[The problem]: Set the listing down unchanged, minus every embedded image.
═════ Dataset section
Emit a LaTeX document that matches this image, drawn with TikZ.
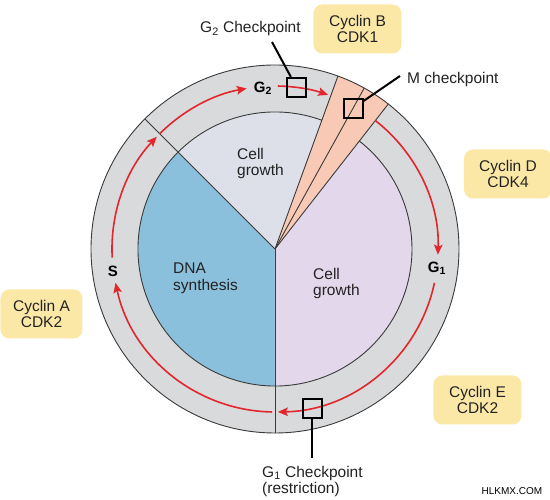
\documentclass[tikz,border=0pt]{standalone}
\usepackage{fontspec}
\setmainfont{Liberation Sans}
\usetikzlibrary{arrows.meta}
\definecolor{ringgray}{HTML}{D9DADC}
\definecolor{gtwocol}{HTML}{DDE0E9}
\definecolor{dnablue}{HTML}{8BC0DC}
\definecolor{gonecol}{HTML}{E3D7EB}
\definecolor{mpink}{HTML}{F8CAB6}
\definecolor{cycyellow}{HTML}{FCE8A6}
\definecolor{arrowred}{HTML}{E3262B}
\definecolor{edgegray}{HTML}{3A3A3A}
\definecolor{textcol}{HTML}{222222}
\begin{document}
\begin{tikzpicture}[x=1pt,y=1pt,
  lbl/.style={font=\fontsize{15.5}{16.5}\selectfont, inner sep=0pt, text=textcol},
  cyclin/.style={rounded corners=9pt, fill=cycyellow, minimum width=88pt, minimum height=49pt, align=center, font=\fontsize{15.5}{16.5}\selectfont, inner sep=0pt, text=textcol},
  phase/.style={font=\fontsize{15}{15}\selectfont\bfseries, inner sep=0pt, text=black},
  ckbox/.style={draw=black, line width=2pt, minimum size=19pt, inner sep=0pt},
  ckline/.style={draw=black, line width=2pt},
  cyc/.style={draw=arrowred, line width=1.6pt, -{Stealth[length=10pt,width=8.5pt,inset=2pt]}},
  edgeline/.style={draw=edgegray, line width=0.9pt}]

\useasboundingbox (-275,-251) rectangle (275,249);
\fill[white] (-275,-251) rectangle (275,249);

% ring and sectors
\fill[ringgray] (0,0) circle[radius=184pt];
\fill[dnablue] (0,0) -- (135:137pt) arc[start angle=135,end angle=270,radius=137pt] -- cycle;
\fill[gtwocol] (0,0) -- (70:137pt) arc[start angle=70,end angle=135,radius=137pt] -- cycle;
\fill[gonecol] (0,0) -- (-90:137pt) arc[start angle=-90,end angle=52,radius=137pt] -- cycle;
\fill[mpink] (0,0) -- (52:184pt) arc[start angle=52,end angle=70,radius=184pt] -- cycle;

% outlines
\draw[edgeline] (0,0) circle[radius=184pt];
\draw[edgeline] (70:137pt) arc[start angle=70,end angle=412,radius=137pt];
\draw[edgeline] (0,0) -- (135:184pt);
\draw[edgeline] (0,0) -- (-90:184pt);
\draw[edgeline] (0,0) -- (52:184pt);
\draw[edgeline] (0,0) -- (61:184pt);
\draw[edgeline] (0,0) -- (70:184pt);

% cycle arrows
\draw[cyc] (183:163pt) arc[start angle=183,end angle=136.5,radius=163pt];
\draw[cyc] (135:163pt) arc[start angle=135,end angle=100,radius=163pt];
\draw[cyc] (89:163pt) arc[start angle=89,end angle=71,radius=163pt];
\draw[cyc] (52:163pt) arc[start angle=52,end angle=-2,radius=163pt];
\draw[cyc] (-12:163pt) arc[start angle=-12,end angle=-89,radius=163pt];
\draw[cyc] (269:163pt) arc[start angle=269,end angle=192,radius=163pt];

% phase labels
\node[phase] (phaseS) at (-162,-22) {S};
\node[phase] (phaseGtwo) at (-12,161) {G\textsubscript{2}};
\node[phase] (phaseGone) at (162,-19) {G\textsubscript{1}};

% checkpoints
\node[ckbox] (gtwobox) at (82.4:163pt) {};
\node[ckbox] (mbox) at (61:161pt) {};
\node[ckbox] (gonebox) at (-76.8:164pt) {};
\coordinate (gtwoend) at (-3,207);
\coordinate (mend) at (125,173);
\path (gonebox) ++(0,-49.5) coordinate (goneend);
\draw[ckline] (gtwobox) -- (gtwoend);
\draw[ckline] (mbox) -- (mend);
\draw[ckline] (gonebox) -- (goneend);

\node[lbl, anchor=base west] (gtwolbl) at (-75,216) {G\textsubscript{2} Checkpoint};
\node[lbl, anchor=base west] (mlbl) at (132,165) {M checkpoint};
\node[lbl, anchor=north west, align=left] (gonelbl) at (-13,-217) {G\textsubscript{1} Checkpoint\\(restriction)};

% region labels
\node[lbl, anchor=north west, align=left] (growtop) at (-38,101) {Cell\\growth};
\node[lbl, anchor=north west, align=left] (growbot) at (38,-19) {Cell\\growth};
\node[lbl, anchor=north west, align=left] (dna) at (-102,-14) {DNA\\synthesis};

% cyclins
\node[cyclin] (cycB) at (82.5,220) {Cyclin B\\CDK1};
\node[cyclin] (cycD) at (233,75) {Cyclin D\\CDK4};
\node[cyclin, minimum width=82pt] (cycA) at (-233.5,-65) {Cyclin A\\CDK2};
\node[cyclin] (cycE) at (202.5,-151) {Cyclin E\\CDK2};

\node[font=\fontsize{10}{10}\selectfont, inner sep=0pt, text=black] (wm) at (237,-242) {HLKMX.COM};
\end{tikzpicture}
\end{document}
══════════
[Exercise response]:
Emit a LaTeX document that matches this image, drawn with TikZ.
\documentclass[tikz,border=0pt]{standalone}
\usepackage{fontspec}
\setmainfont{Liberation Sans}
\usetikzlibrary{arrows.meta}
\definecolor{ringgray}{HTML}{D9DADC}
\definecolor{gtwocol}{HTML}{DDE0E9}
\definecolor{dnablue}{HTML}{8BC0DC}
\definecolor{gonecol}{HTML}{E3D7EB}
\definecolor{mpink}{HTML}{F8CAB6}
\definecolor{cycyellow}{HTML}{FCE8A6}
\definecolor{arrowred}{HTML}{E3262B}
\definecolor{edgegray}{HTML}{3A3A3A}
\definecolor{textcol}{HTML}{222222}
\begin{document}
\begin{tikzpicture}[x=1pt,y=1pt,
  lbl/.style={font=\fontsize{15.5}{16.5}\selectfont, inner sep=0pt, text=textcol},
  cyclin/.style={rounded corners=9pt, fill=cycyellow, minimum width=88pt, minimum height=49pt, align=center, font=\fontsize{15.5}{16.5}\selectfont, inner sep=0pt, text=textcol},
  phase/.style={font=\fontsize{15}{15}\selectfont\bfseries, inner sep=0pt, text=black},
  ckbox/.style={draw=black, line width=2pt, minimum size=19pt, inner sep=0pt},
  ckline/.style={draw=black, line width=2pt},
  cyc/.style={draw=arrowred, line width=1.6pt, -{Stealth[length=10pt,width=8.5pt,inset=2pt]}},
  edgeline/.style={draw=edgegray, line width=0.9pt}]

\useasboundingbox (-275,-251) rectangle (275,249);
\fill[white] (-275,-251) rectangle (275,249);

% ring and sectors
\fill[ringgray] (0,0) circle[radius=184pt];
\fill[dnablue] (0,0) -- (135:137pt) arc[start angle=135,end angle=270,radius=137pt] -- cycle;
\fill[gtwocol] (0,0) -- (70:137pt) arc[start angle=70,end angle=135,radius=137pt] -- cycle;
\fill[gonecol] (0,0) -- (-90:137pt) arc[start angle=-90,end angle=52,radius=137pt] -- cycle;
\fill[mpink] (0,0) -- (52:184pt) arc[start angle=52,end angle=70,radius=184pt] -- cycle;

% outlines
\draw[edgeline] (0,0) circle[radius=184pt];
\draw[edgeline] (70:137pt) arc[start angle=70,end angle=412,radius=137pt];
\draw[edgeline] (0,0) -- (135:184pt);
\draw[edgeline] (0,0) -- (-90:184pt);
\draw[edgeline] (0,0) -- (52:184pt);
\draw[edgeline] (0,0) -- (61:184pt);
\draw[edgeline] (0,0) -- (70:184pt);

% cycle arrows
\draw[cyc] (183:163pt) arc[start angle=183,end angle=136.5,radius=163pt];
\draw[cyc] (135:163pt) arc[start angle=135,end angle=100,radius=163pt];
\draw[cyc] (89:163pt) arc[start angle=89,end angle=71,radius=163pt];
\draw[cyc] (52:163pt) arc[start angle=52,end angle=-2,radius=163pt];
\draw[cyc] (-12:163pt) arc[start angle=-12,end angle=-89,radius=163pt];
\draw[cyc] (269:163pt) arc[start angle=269,end angle=192,radius=163pt];

% phase labels
\node[phase] (phaseS) at (-162,-22) {S};
\node[phase] (phaseGtwo) at (-12,161) {G\textsubscript{2}};
\node[phase] (phaseGone) at (162,-19) {G\textsubscript{1}};

% checkpoints
\node[ckbox] (gtwobox) at (82.4:163pt) {};
\node[ckbox] (mbox) at (61:161pt) {};
\node[ckbox] (gonebox) at (-76.8:164pt) {};
\coordinate (gtwoend) at (-3,207);
\coordinate (mend) at (125,173);
\path (gonebox) ++(0,-49.5) coordinate (goneend);
\draw[ckline] (gtwobox) -- (gtwoend);
\draw[ckline] (mbox) -- (mend);
\draw[ckline] (gonebox) -- (goneend);

\node[lbl, anchor=base west] (gtwolbl) at (-75,216) {G\textsubscript{2} Checkpoint};
\node[lbl, anchor=base west] (mlbl) at (132,165) {M checkpoint};
\node[lbl, anchor=north west, align=left] (gonelbl) at (-13,-217) {G\textsubscript{1} Checkpoint\\(restriction)};

% region labels
\node[lbl, anchor=north west, align=left] (growtop) at (-38,101) {Cell\\growth};
\node[lbl, anchor=north west, align=left] (growbot) at (38,-19) {Cell\\growth};
\node[lbl, anchor=north west, align=left] (dna) at (-102,-14) {DNA\\synthesis};

% cyclins
\node[cyclin] (cycB) at (82.5,220) {Cyclin B\\CDK1};
\node[cyclin] (cycD) at (233,75) {Cyclin D\\CDK4};
\node[cyclin, minimum width=82pt] (cycA) at (-233.5,-65) {Cyclin A\\CDK2};
\node[cyclin] (cycE) at (202.5,-151) {Cyclin E\\CDK2};

\node[font=\fontsize{10}{10}\selectfont, inner sep=0pt, text=black] (wm) at (237,-242) {HLKMX.COM};
\end{tikzpicture}
\end{document}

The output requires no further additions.